→ **YOUR OBJECTIVE**
Quote the listing below in its entirety, omitting every image.

* * * *

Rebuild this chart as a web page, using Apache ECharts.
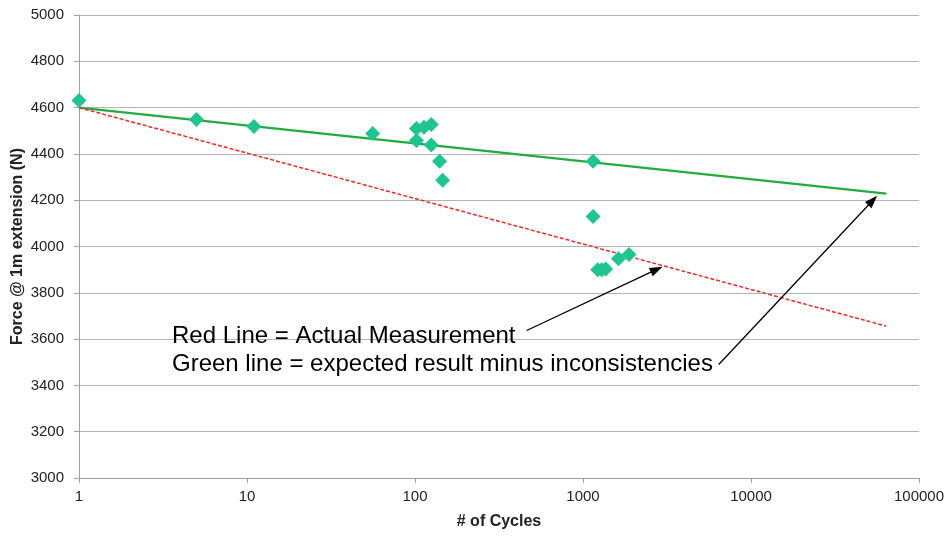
<!DOCTYPE html>
<html>
<head>
<meta charset="utf-8">
<script src="https://cdn.jsdelivr.net/npm/echarts@6/dist/echarts.min.js"></script>
<style>
html,body{margin:0;padding:0;background:#fff;}
#chart{width:952px;height:536px;}
</style>
</head>
<body>
<div id="chart"></div>
<script>
// Measured points: [cycles, force N]
const cycles = [1, 5, 11, 56, 102, 102, 113, 125, 125, 140, 146, 1148, 1148, 1223, 1292, 1365, 1625, 1878];
const force  = [4631, 4549, 4518, 4488, 4510, 4458, 4515, 4527, 4438, 4368, 4286, 4368, 4130, 3900, 3900, 3903, 3947, 3965];

// Trend lines (log fits), endpoints
const greenLine = [[1, 4600], [63900, 4228]];
const redLine   = [[1, 4600], [63900, 3656]];

// Annotation arrows: [start, end] in data coords
const arrowRed   = [[462, 3637], [2746, 3901]];
const arrowGreen = [[6427, 3490], [53000, 4199]];

const annotationLines = ['Red Line = Actual Measurement', 'Green line = expected result minus inconsistencies'];

const yTicks = {min: 3000, max: 5000, interval: 200};
const xRange = {min: 1, max: 100000};

const chart = echarts.init(document.getElementById('chart'));
const font = 'Liberation Sans, Arial, sans-serif';

chart.setOption({
  animation: false,
  backgroundColor: '#fff',
  grid: {left: 79, right: 33, top: 15, bottom: 58, containLabel: false, outerBoundsMode: 'none'},
  xAxis: {
    type: 'log', logBase: 10, min: xRange.min, max: xRange.max,
    name: '# of Cycles', nameLocation: 'middle', nameGap: 36, nameMoveOverlap: false,
    nameTextStyle: {fontFamily: font, fontWeight: 'bold', fontSize: 16, color: '#222'},
    axisLine: {show: true, lineStyle: {color: '#a0a0a0', width: 1}},
    axisTick: {show: true, inside: false, length: 5, lineStyle: {color: '#a0a0a0'}},
    minorTick: {show: false},
    splitLine: {show: false},
    axisLabel: {fontFamily: font, fontSize: 15, color: '#222', margin: 11,
      formatter: v => String(Math.round(v))}
  },
  yAxis: {
    type: 'value', min: yTicks.min, max: yTicks.max, interval: yTicks.interval,
    name: 'Force @ 1m extension (N)', nameLocation: 'middle', nameGap: 53, nameMoveOverlap: false,
    nameTextStyle: {fontFamily: font, fontWeight: 'bold', fontSize: 16, color: '#222'},
    axisLine: {show: true, lineStyle: {color: '#a0a0a0', width: 1}},
    axisTick: {show: true, inside: false, length: 5, lineStyle: {color: '#a0a0a0'}},
    splitLine: {show: true, lineStyle: {color: '#b4b4b4', width: 1}},
    axisLabel: {fontFamily: font, fontSize: 15, color: '#222', margin: 15,
      formatter: v => String(v)}
  },
  series: [
    {
      type: 'line', data: greenLine, showSymbol: false, symbol: 'none',
      lineStyle: {color: '#22ac3e', width: 2.3}, z: 3, silent: true
    },
    {
      type: 'line', data: redLine, showSymbol: false, symbol: 'none',
      lineStyle: {color: '#f02828', width: 1.5, type: [4, 2]}, z: 3, silent: true,
      markLine: {
        silent: true, symbol: ['none', 'triangle'], symbolSize: [9, 13],
        label: {show: false},
        lineStyle: {color: '#000', width: 1.3, type: 'solid'},
        data: [
          [{coord: arrowRed[0]}, {coord: arrowRed[1]}],
          [{coord: arrowGreen[0]}, {coord: arrowGreen[1]}]
        ]
      }
    },
    {
      type: 'scatter', data: cycles.map((c, i) => [c, force[i]]),
      symbol: 'diamond', symbolSize: 15,
      itemStyle: {color: '#1fc490', opacity: 1}, z: 4
    }
  ],
  graphic: [
    {type: 'text', x: 172, y: 336, z: 10,
      style: {text: annotationLines[0], font: '24px ' + font, fill: '#000', verticalAlign: 'middle'}},
    {type: 'text', x: 172, y: 364, z: 10,
      style: {text: annotationLines[1], font: '24px ' + font, fill: '#000', verticalAlign: 'middle'}}
  ]
});
</script>
</body>
</html>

* * * *

→ **EXERCISE OUTPUT**
Rebuild this chart as a web page, using Apache ECharts.
<!DOCTYPE html>
<html>
<head>
<meta charset="utf-8">
<script src="https://cdn.jsdelivr.net/npm/echarts@6/dist/echarts.min.js"></script>
<style>
html,body{margin:0;padding:0;background:#fff;}
#chart{width:952px;height:536px;}
</style>
</head>
<body>
<div id="chart"></div>
<script>
// Measured points: [cycles, force N]
const cycles = [1, 5, 11, 56, 102, 102, 113, 125, 125, 140, 146, 1148, 1148, 1223, 1292, 1365, 1625, 1878];
const force  = [4631, 4549, 4518, 4488, 4510, 4458, 4515, 4527, 4438, 4368, 4286, 4368, 4130, 3900, 3900, 3903, 3947, 3965];

// Trend lines (log fits), endpoints
const greenLine = [[1, 4600], [63900, 4228]];
const redLine   = [[1, 4600], [63900, 3656]];

// Annotation arrows: [start, end] in data coords
const arrowRed   = [[462, 3637], [2746, 3901]];
const arrowGreen = [[6427, 3490], [53000, 4199]];

const annotationLines = ['Red Line = Actual Measurement', 'Green line = expected result minus inconsistencies'];

const yTicks = {min: 3000, max: 5000, interval: 200};
const xRange = {min: 1, max: 100000};

const chart = echarts.init(document.getElementById('chart'));
const font = 'Liberation Sans, Arial, sans-serif';

chart.setOption({
  animation: false,
  backgroundColor: '#fff',
  grid: {left: 79, right: 33, top: 15, bottom: 58, containLabel: false, outerBoundsMode: 'none'},
  xAxis: {
    type: 'log', logBase: 10, min: xRange.min, max: xRange.max,
    name: '# of Cycles', nameLocation: 'middle', nameGap: 36, nameMoveOverlap: false,
    nameTextStyle: {fontFamily: font, fontWeight: 'bold', fontSize: 16, color: '#222'},
    axisLine: {show: true, lineStyle: {color: '#a0a0a0', width: 1}},
    axisTick: {show: true, inside: false, length: 5, lineStyle: {color: '#a0a0a0'}},
    minorTick: {show: false},
    splitLine: {show: false},
    axisLabel: {fontFamily: font, fontSize: 15, color: '#222', margin: 11,
      formatter: v => String(Math.round(v))}
  },
  yAxis: {
    type: 'value', min: yTicks.min, max: yTicks.max, interval: yTicks.interval,
    name: 'Force @ 1m extension (N)', nameLocation: 'middle', nameGap: 53, nameMoveOverlap: false,
    nameTextStyle: {fontFamily: font, fontWeight: 'bold', fontSize: 16, color: '#222'},
    axisLine: {show: true, lineStyle: {color: '#a0a0a0', width: 1}},
    axisTick: {show: true, inside: false, length: 5, lineStyle: {color: '#a0a0a0'}},
    splitLine: {show: true, lineStyle: {color: '#b4b4b4', width: 1}},
    axisLabel: {fontFamily: font, fontSize: 15, color: '#222', margin: 15,
      formatter: v => String(v)}
  },
  series: [
    {
      type: 'line', data: greenLine, showSymbol: false, symbol: 'none',
      lineStyle: {color: '#22ac3e', width: 2.3}, z: 3, silent: true
    },
    {
      type: 'line', data: redLine, showSymbol: false, symbol: 'none',
      lineStyle: {color: '#f02828', width: 1.5, type: [4, 2]}, z: 3, silent: true,
      markLine: {
        silent: true, symbol: ['none', 'triangle'], symbolSize: [9, 13],
        label: {show: false},
        lineStyle: {color: '#000', width: 1.3, type: 'solid'},
        data: [
          [{coord: arrowRed[0]}, {coord: arrowRed[1]}],
          [{coord: arrowGreen[0]}, {coord: arrowGreen[1]}]
        ]
      }
    },
    {
      type: 'scatter', data: cycles.map((c, i) => [c, force[i]]),
      symbol: 'diamond', symbolSize: 15,
      itemStyle: {color: '#1fc490', opacity: 1}, z: 4
    }
  ],
  graphic: [
    {type: 'text', x: 172, y: 336, z: 10,
      style: {text: annotationLines[0], font: '24px ' + font, fill: '#000', verticalAlign: 'middle'}},
    {type: 'text', x: 172, y: 364, z: 10,
      style: {text: annotationLines[1], font: '24px ' + font, fill: '#000', verticalAlign: 'middle'}}
  ]
});
</script>
</body>
</html>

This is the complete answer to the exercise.